*SUPPLIED DATA*:
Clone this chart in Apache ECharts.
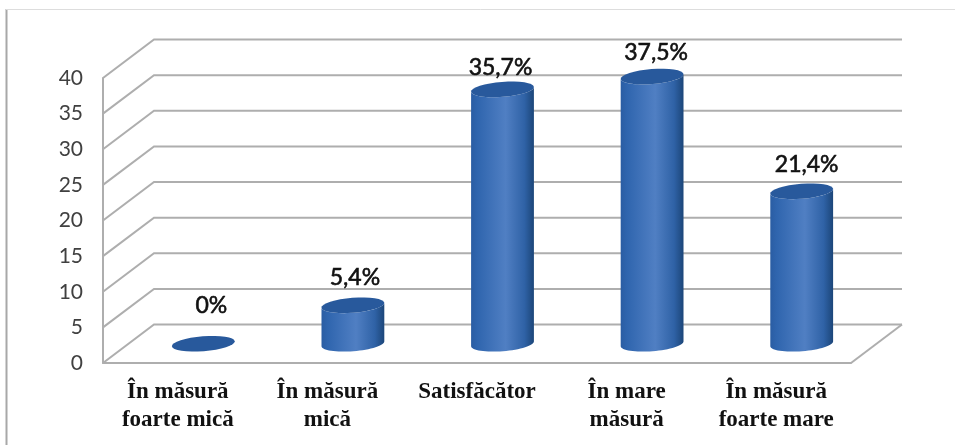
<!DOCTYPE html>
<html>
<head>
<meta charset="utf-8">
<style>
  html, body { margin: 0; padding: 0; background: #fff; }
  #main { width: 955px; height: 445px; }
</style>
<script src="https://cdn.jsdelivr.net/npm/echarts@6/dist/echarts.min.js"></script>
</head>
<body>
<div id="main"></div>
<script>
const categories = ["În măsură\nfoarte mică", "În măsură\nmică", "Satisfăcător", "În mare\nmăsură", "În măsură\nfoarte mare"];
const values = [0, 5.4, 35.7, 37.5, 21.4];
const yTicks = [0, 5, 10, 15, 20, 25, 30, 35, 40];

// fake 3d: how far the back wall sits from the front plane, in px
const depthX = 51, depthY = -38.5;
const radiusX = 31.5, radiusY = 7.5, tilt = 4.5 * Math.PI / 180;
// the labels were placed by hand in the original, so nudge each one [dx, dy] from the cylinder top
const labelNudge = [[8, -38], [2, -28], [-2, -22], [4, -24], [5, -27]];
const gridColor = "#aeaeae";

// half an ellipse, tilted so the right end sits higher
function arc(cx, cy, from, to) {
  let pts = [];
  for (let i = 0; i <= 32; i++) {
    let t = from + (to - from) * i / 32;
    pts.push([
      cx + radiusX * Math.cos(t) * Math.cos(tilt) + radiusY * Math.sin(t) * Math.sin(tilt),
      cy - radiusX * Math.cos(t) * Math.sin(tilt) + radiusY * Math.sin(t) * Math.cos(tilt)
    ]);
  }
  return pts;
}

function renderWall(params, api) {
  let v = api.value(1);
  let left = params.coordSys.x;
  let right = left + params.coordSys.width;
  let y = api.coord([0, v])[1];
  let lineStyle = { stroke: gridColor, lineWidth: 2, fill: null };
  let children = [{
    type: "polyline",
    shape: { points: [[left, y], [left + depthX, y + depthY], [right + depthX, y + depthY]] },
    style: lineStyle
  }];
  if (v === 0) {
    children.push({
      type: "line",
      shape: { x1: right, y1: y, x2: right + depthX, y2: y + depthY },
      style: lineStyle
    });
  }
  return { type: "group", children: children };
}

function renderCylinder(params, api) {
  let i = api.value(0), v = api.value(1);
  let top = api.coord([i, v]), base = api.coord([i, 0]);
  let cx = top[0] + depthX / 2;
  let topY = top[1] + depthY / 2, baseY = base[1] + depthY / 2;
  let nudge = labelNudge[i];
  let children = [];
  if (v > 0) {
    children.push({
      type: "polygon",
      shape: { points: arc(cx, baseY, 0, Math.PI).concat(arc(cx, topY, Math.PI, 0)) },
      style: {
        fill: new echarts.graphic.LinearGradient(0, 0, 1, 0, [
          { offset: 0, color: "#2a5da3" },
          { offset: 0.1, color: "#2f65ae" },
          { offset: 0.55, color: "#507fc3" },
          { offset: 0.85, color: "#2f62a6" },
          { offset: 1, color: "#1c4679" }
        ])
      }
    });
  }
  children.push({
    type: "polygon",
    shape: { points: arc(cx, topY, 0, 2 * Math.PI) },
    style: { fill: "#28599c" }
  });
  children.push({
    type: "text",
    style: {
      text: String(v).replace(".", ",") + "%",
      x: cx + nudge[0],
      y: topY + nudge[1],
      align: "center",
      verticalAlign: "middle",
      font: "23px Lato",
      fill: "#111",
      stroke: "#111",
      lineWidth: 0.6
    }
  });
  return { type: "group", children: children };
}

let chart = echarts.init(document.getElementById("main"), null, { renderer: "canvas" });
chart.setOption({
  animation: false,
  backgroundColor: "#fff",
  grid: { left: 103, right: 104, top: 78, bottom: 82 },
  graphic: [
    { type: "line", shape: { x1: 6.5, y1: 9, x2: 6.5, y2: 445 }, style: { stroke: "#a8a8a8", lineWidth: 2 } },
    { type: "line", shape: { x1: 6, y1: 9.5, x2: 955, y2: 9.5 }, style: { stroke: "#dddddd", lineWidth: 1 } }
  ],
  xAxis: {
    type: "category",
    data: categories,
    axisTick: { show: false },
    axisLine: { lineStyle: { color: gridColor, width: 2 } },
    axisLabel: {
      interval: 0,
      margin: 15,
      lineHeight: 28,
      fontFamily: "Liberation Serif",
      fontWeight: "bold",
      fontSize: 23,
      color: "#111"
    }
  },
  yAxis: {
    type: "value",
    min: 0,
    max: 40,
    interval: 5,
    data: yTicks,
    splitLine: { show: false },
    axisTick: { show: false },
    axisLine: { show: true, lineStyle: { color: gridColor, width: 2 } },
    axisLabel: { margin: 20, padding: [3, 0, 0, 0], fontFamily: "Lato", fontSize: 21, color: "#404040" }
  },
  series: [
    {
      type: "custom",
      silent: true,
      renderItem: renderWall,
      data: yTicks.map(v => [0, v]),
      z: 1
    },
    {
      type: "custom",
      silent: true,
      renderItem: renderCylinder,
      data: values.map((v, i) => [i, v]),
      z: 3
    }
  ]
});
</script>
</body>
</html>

*WHAT IS BEING ASKED*: Repeat the data exactly, excluding the pictures.

*COMPLETED EXERCISE*:
Clone this chart in Apache ECharts.
<!DOCTYPE html>
<html>
<head>
<meta charset="utf-8">
<style>
  html, body { margin: 0; padding: 0; background: #fff; }
  #main { width: 955px; height: 445px; }
</style>
<script src="https://cdn.jsdelivr.net/npm/echarts@6/dist/echarts.min.js"></script>
</head>
<body>
<div id="main"></div>
<script>
const categories = ["În măsură\nfoarte mică", "În măsură\nmică", "Satisfăcător", "În mare\nmăsură", "În măsură\nfoarte mare"];
const values = [0, 5.4, 35.7, 37.5, 21.4];
const yTicks = [0, 5, 10, 15, 20, 25, 30, 35, 40];

// fake 3d: how far the back wall sits from the front plane, in px
const depthX = 51, depthY = -38.5;
const radiusX = 31.5, radiusY = 7.5, tilt = 4.5 * Math.PI / 180;
// the labels were placed by hand in the original, so nudge each one [dx, dy] from the cylinder top
const labelNudge = [[8, -38], [2, -28], [-2, -22], [4, -24], [5, -27]];
const gridColor = "#aeaeae";

// half an ellipse, tilted so the right end sits higher
function arc(cx, cy, from, to) {
  let pts = [];
  for (let i = 0; i <= 32; i++) {
    let t = from + (to - from) * i / 32;
    pts.push([
      cx + radiusX * Math.cos(t) * Math.cos(tilt) + radiusY * Math.sin(t) * Math.sin(tilt),
      cy - radiusX * Math.cos(t) * Math.sin(tilt) + radiusY * Math.sin(t) * Math.cos(tilt)
    ]);
  }
  return pts;
}

function renderWall(params, api) {
  let v = api.value(1);
  let left = params.coordSys.x;
  let right = left + params.coordSys.width;
  let y = api.coord([0, v])[1];
  let lineStyle = { stroke: gridColor, lineWidth: 2, fill: null };
  let children = [{
    type: "polyline",
    shape: { points: [[left, y], [left + depthX, y + depthY], [right + depthX, y + depthY]] },
    style: lineStyle
  }];
  if (v === 0) {
    children.push({
      type: "line",
      shape: { x1: right, y1: y, x2: right + depthX, y2: y + depthY },
      style: lineStyle
    });
  }
  return { type: "group", children: children };
}

function renderCylinder(params, api) {
  let i = api.value(0), v = api.value(1);
  let top = api.coord([i, v]), base = api.coord([i, 0]);
  let cx = top[0] + depthX / 2;
  let topY = top[1] + depthY / 2, baseY = base[1] + depthY / 2;
  let nudge = labelNudge[i];
  let children = [];
  if (v > 0) {
    children.push({
      type: "polygon",
      shape: { points: arc(cx, baseY, 0, Math.PI).concat(arc(cx, topY, Math.PI, 0)) },
      style: {
        fill: new echarts.graphic.LinearGradient(0, 0, 1, 0, [
          { offset: 0, color: "#2a5da3" },
          { offset: 0.1, color: "#2f65ae" },
          { offset: 0.55, color: "#507fc3" },
          { offset: 0.85, color: "#2f62a6" },
          { offset: 1, color: "#1c4679" }
        ])
      }
    });
  }
  children.push({
    type: "polygon",
    shape: { points: arc(cx, topY, 0, 2 * Math.PI) },
    style: { fill: "#28599c" }
  });
  children.push({
    type: "text",
    style: {
      text: String(v).replace(".", ",") + "%",
      x: cx + nudge[0],
      y: topY + nudge[1],
      align: "center",
      verticalAlign: "middle",
      font: "23px Lato",
      fill: "#111",
      stroke: "#111",
      lineWidth: 0.6
    }
  });
  return { type: "group", children: children };
}

let chart = echarts.init(document.getElementById("main"), null, { renderer: "canvas" });
chart.setOption({
  animation: false,
  backgroundColor: "#fff",
  grid: { left: 103, right: 104, top: 78, bottom: 82 },
  graphic: [
    { type: "line", shape: { x1: 6.5, y1: 9, x2: 6.5, y2: 445 }, style: { stroke: "#a8a8a8", lineWidth: 2 } },
    { type: "line", shape: { x1: 6, y1: 9.5, x2: 955, y2: 9.5 }, style: { stroke: "#dddddd", lineWidth: 1 } }
  ],
  xAxis: {
    type: "category",
    data: categories,
    axisTick: { show: false },
    axisLine: { lineStyle: { color: gridColor, width: 2 } },
    axisLabel: {
      interval: 0,
      margin: 15,
      lineHeight: 28,
      fontFamily: "Liberation Serif",
      fontWeight: "bold",
      fontSize: 23,
      color: "#111"
    }
  },
  yAxis: {
    type: "value",
    min: 0,
    max: 40,
    interval: 5,
    data: yTicks,
    splitLine: { show: false },
    axisTick: { show: false },
    axisLine: { show: true, lineStyle: { color: gridColor, width: 2 } },
    axisLabel: { margin: 20, padding: [3, 0, 0, 0], fontFamily: "Lato", fontSize: 21, color: "#404040" }
  },
  series: [
    {
      type: "custom",
      silent: true,
      renderItem: renderWall,
      data: yTicks.map(v => [0, v]),
      z: 1
    },
    {
      type: "custom",
      silent: true,
      renderItem: renderCylinder,
      data: values.map((v, i) => [i, v]),
      z: 3
    }
  ]
});
</script>
</body>
</html>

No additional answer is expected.